To understand the gamble, you have to understand the math. Kohli’s partnership with Puma began in 2017, when he signed a then-record ₹110 crore deal to launch One8, a lifestyle brand under the Puma umbrella. And the plan worked. Over the years, One8 grew to become a ₹250 crore business in the athleisure segment, powered by Kohli’s influence both on and off the field. That’s the brand strength in numbers: a fee that nearly tripled, and a business line that scaled from launch to a quarter-thousand-crore footprint, riding almost entirely on Kohli’s name and reach as a personal brand

But here’s the thing about being a brand ambassador, however successful: you’re still renting out your face. Kohli is prioritizing equity and entrepreneurial ownership rather than endorsement fees, and that single sentence captures the entire logic of the walk-away. Instead of taking another fee for lending his image to someone else’s company, Kohli has chosen to invest in Agilitas Sports, which is an Indian sportswear startup. Instead of just lending his name to a product, Kohli is trying to build and shape a brand from the ground. 

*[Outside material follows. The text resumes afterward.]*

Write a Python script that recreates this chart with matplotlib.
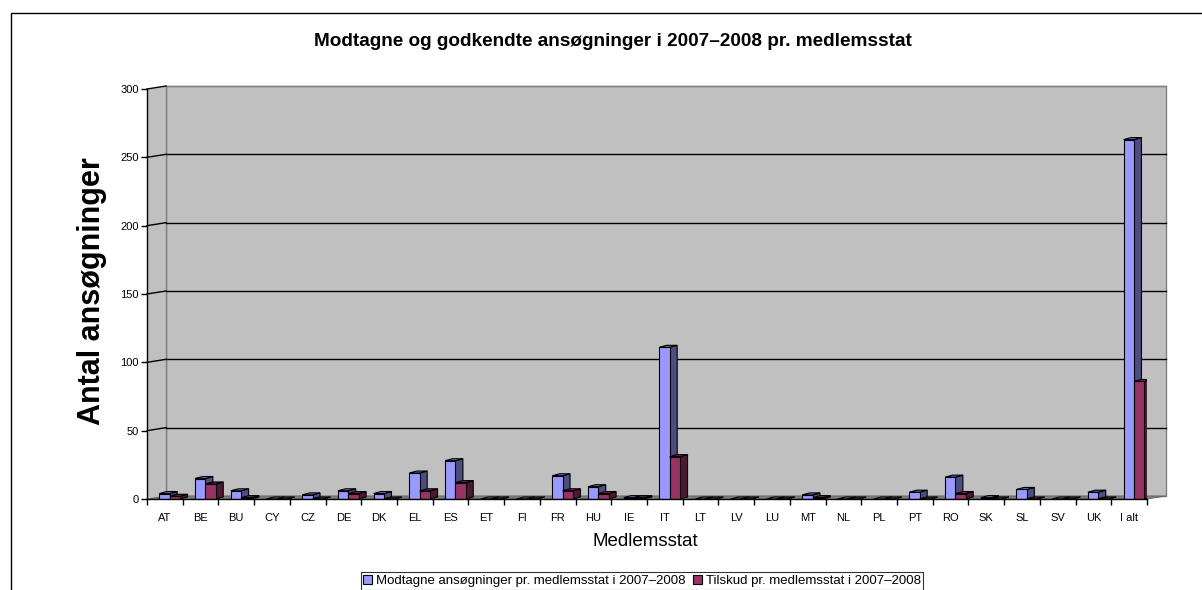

The numbers behind this new venture validate the bet quickly. He reportedly invested Rs 40 crore in Agilitas Sports, becoming a minority shareholder, partnering with Abhishek Ganguly, who spent 17 years at Puma and knows the sportswear business from the inside. As of June 2025, Agilitas Sports is valued at Rs 2,058 crore. Run the math, and a 40-crore stake in a 2,000-plus-crore company starts to look a lot smarter than a one-time 300-crore cheque that ends the day the contract does. 

This is where brand strength matters most. Kohli’s pull is all about building a brand from the ground up, using his sheer will and pull. Under Agilitas, One8 will expand beyond apparel into performance-focused footwear, accessories, and wellness products, with plans underway to open exclusive stores and aggressively scale e-commerce. And Kohli will own a piece of all of that. 

And he’s not alone in spotting this shift. Global athletes like Roger Federer had become a stakeholder in the Swiss footwear brand On, rather than just a brand ambassador. The smartest names in sport have quietly stopped asking “what’s my fee” and started asking “what’s my equity.”  

Walking away from Rs 300 crore takes nerve. Walking toward an unproven Indian startup with your own money takes conviction. Kohli has both in spades, and the early numbers suggest he read the moment better than anyone betting against him.